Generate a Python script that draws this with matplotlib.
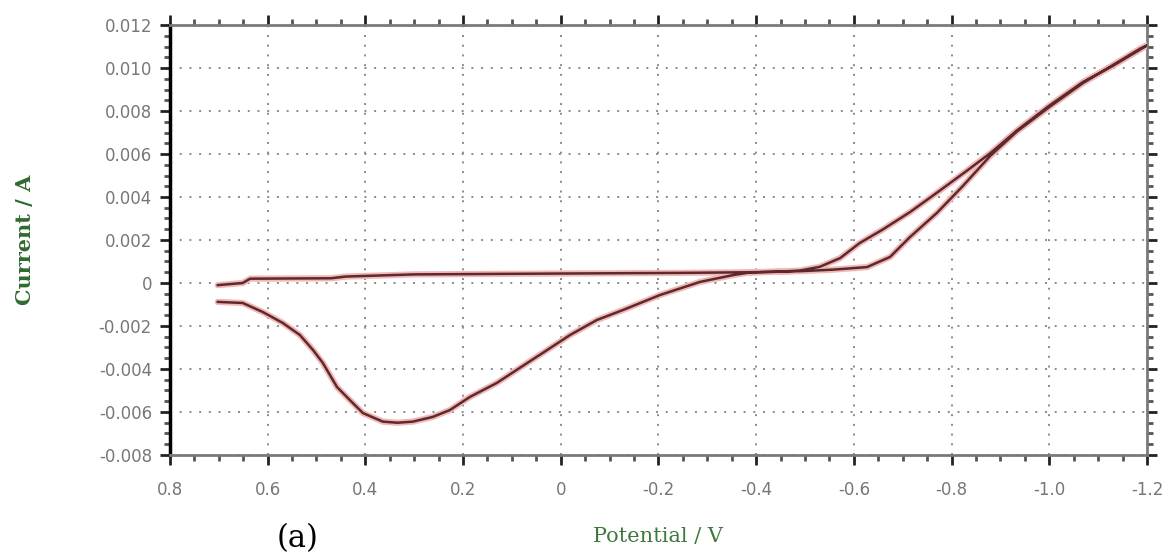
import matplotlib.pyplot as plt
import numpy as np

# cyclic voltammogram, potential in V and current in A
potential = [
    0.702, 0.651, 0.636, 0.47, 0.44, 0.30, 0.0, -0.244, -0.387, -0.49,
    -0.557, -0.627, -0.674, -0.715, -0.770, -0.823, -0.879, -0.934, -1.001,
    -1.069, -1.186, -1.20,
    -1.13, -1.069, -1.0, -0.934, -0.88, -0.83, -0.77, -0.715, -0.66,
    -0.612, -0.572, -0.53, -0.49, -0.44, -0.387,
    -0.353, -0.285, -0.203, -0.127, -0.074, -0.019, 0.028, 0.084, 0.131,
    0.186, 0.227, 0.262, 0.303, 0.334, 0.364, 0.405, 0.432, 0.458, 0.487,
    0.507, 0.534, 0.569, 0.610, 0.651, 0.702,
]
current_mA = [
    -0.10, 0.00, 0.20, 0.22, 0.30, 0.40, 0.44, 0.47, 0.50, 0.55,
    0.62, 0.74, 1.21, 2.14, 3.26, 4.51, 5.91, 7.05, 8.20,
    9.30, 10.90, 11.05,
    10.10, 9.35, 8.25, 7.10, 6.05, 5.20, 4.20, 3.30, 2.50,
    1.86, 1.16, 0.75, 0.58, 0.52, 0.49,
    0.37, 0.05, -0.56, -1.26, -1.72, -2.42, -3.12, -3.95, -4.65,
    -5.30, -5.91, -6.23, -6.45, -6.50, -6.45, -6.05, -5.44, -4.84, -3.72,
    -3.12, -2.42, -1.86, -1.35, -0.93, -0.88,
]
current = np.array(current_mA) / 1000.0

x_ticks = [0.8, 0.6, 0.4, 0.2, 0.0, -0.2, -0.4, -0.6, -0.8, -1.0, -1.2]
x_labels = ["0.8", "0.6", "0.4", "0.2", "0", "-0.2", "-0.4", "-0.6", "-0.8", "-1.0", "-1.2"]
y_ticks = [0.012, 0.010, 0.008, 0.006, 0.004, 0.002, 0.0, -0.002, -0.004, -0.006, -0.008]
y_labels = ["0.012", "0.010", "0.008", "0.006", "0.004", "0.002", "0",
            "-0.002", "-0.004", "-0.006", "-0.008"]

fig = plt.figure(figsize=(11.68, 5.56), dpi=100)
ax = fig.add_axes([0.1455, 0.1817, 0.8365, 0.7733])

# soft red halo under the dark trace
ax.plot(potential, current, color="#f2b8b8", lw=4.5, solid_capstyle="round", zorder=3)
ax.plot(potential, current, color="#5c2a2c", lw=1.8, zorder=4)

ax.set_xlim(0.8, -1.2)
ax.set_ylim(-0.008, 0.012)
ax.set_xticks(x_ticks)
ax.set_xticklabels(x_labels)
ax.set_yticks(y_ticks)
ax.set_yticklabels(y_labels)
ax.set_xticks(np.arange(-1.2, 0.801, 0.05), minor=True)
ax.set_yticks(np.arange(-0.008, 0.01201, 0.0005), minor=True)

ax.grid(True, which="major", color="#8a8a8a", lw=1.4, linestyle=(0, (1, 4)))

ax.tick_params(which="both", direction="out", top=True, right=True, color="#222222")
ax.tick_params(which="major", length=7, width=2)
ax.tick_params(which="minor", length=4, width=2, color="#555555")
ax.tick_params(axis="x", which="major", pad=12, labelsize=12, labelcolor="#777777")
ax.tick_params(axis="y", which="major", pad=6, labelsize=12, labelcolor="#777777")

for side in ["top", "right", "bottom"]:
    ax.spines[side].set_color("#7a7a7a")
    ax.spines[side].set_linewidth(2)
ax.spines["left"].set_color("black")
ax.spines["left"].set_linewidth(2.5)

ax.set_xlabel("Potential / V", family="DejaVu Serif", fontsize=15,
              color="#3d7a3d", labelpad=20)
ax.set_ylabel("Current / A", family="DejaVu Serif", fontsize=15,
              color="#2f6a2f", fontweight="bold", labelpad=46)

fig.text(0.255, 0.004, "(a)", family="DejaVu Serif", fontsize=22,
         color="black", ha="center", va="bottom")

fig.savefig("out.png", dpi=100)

= Task description =
Make an exact copy of all the material, but keep the pictures out of it.

= Exercise answer =
Generate a Python script that draws this with matplotlib.
import matplotlib.pyplot as plt
import numpy as np

# cyclic voltammogram, potential in V and current in A
potential = [
    0.702, 0.651, 0.636, 0.47, 0.44, 0.30, 0.0, -0.244, -0.387, -0.49,
    -0.557, -0.627, -0.674, -0.715, -0.770, -0.823, -0.879, -0.934, -1.001,
    -1.069, -1.186, -1.20,
    -1.13, -1.069, -1.0, -0.934, -0.88, -0.83, -0.77, -0.715, -0.66,
    -0.612, -0.572, -0.53, -0.49, -0.44, -0.387,
    -0.353, -0.285, -0.203, -0.127, -0.074, -0.019, 0.028, 0.084, 0.131,
    0.186, 0.227, 0.262, 0.303, 0.334, 0.364, 0.405, 0.432, 0.458, 0.487,
    0.507, 0.534, 0.569, 0.610, 0.651, 0.702,
]
current_mA = [
    -0.10, 0.00, 0.20, 0.22, 0.30, 0.40, 0.44, 0.47, 0.50, 0.55,
    0.62, 0.74, 1.21, 2.14, 3.26, 4.51, 5.91, 7.05, 8.20,
    9.30, 10.90, 11.05,
    10.10, 9.35, 8.25, 7.10, 6.05, 5.20, 4.20, 3.30, 2.50,
    1.86, 1.16, 0.75, 0.58, 0.52, 0.49,
    0.37, 0.05, -0.56, -1.26, -1.72, -2.42, -3.12, -3.95, -4.65,
    -5.30, -5.91, -6.23, -6.45, -6.50, -6.45, -6.05, -5.44, -4.84, -3.72,
    -3.12, -2.42, -1.86, -1.35, -0.93, -0.88,
]
current = np.array(current_mA) / 1000.0

x_ticks = [0.8, 0.6, 0.4, 0.2, 0.0, -0.2, -0.4, -0.6, -0.8, -1.0, -1.2]
x_labels = ["0.8", "0.6", "0.4", "0.2", "0", "-0.2", "-0.4", "-0.6", "-0.8", "-1.0", "-1.2"]
y_ticks = [0.012, 0.010, 0.008, 0.006, 0.004, 0.002, 0.0, -0.002, -0.004, -0.006, -0.008]
y_labels = ["0.012", "0.010", "0.008", "0.006", "0.004", "0.002", "0",
            "-0.002", "-0.004", "-0.006", "-0.008"]

fig = plt.figure(figsize=(11.68, 5.56), dpi=100)
ax = fig.add_axes([0.1455, 0.1817, 0.8365, 0.7733])

# soft red halo under the dark trace
ax.plot(potential, current, color="#f2b8b8", lw=4.5, solid_capstyle="round", zorder=3)
ax.plot(potential, current, color="#5c2a2c", lw=1.8, zorder=4)

ax.set_xlim(0.8, -1.2)
ax.set_ylim(-0.008, 0.012)
ax.set_xticks(x_ticks)
ax.set_xticklabels(x_labels)
ax.set_yticks(y_ticks)
ax.set_yticklabels(y_labels)
ax.set_xticks(np.arange(-1.2, 0.801, 0.05), minor=True)
ax.set_yticks(np.arange(-0.008, 0.01201, 0.0005), minor=True)

ax.grid(True, which="major", color="#8a8a8a", lw=1.4, linestyle=(0, (1, 4)))

ax.tick_params(which="both", direction="out", top=True, right=True, color="#222222")
ax.tick_params(which="major", length=7, width=2)
ax.tick_params(which="minor", length=4, width=2, color="#555555")
ax.tick_params(axis="x", which="major", pad=12, labelsize=12, labelcolor="#777777")
ax.tick_params(axis="y", which="major", pad=6, labelsize=12, labelcolor="#777777")

for side in ["top", "right", "bottom"]:
    ax.spines[side].set_color("#7a7a7a")
    ax.spines[side].set_linewidth(2)
ax.spines["left"].set_color("black")
ax.spines["left"].set_linewidth(2.5)

ax.set_xlabel("Potential / V", family="DejaVu Serif", fontsize=15,
              color="#3d7a3d", labelpad=20)
ax.set_ylabel("Current / A", family="DejaVu Serif", fontsize=15,
              color="#2f6a2f", fontweight="bold", labelpad=46)

fig.text(0.255, 0.004, "(a)", family="DejaVu Serif", fontsize=22,
         color="black", ha="center", va="bottom")

fig.savefig("out.png", dpi=100)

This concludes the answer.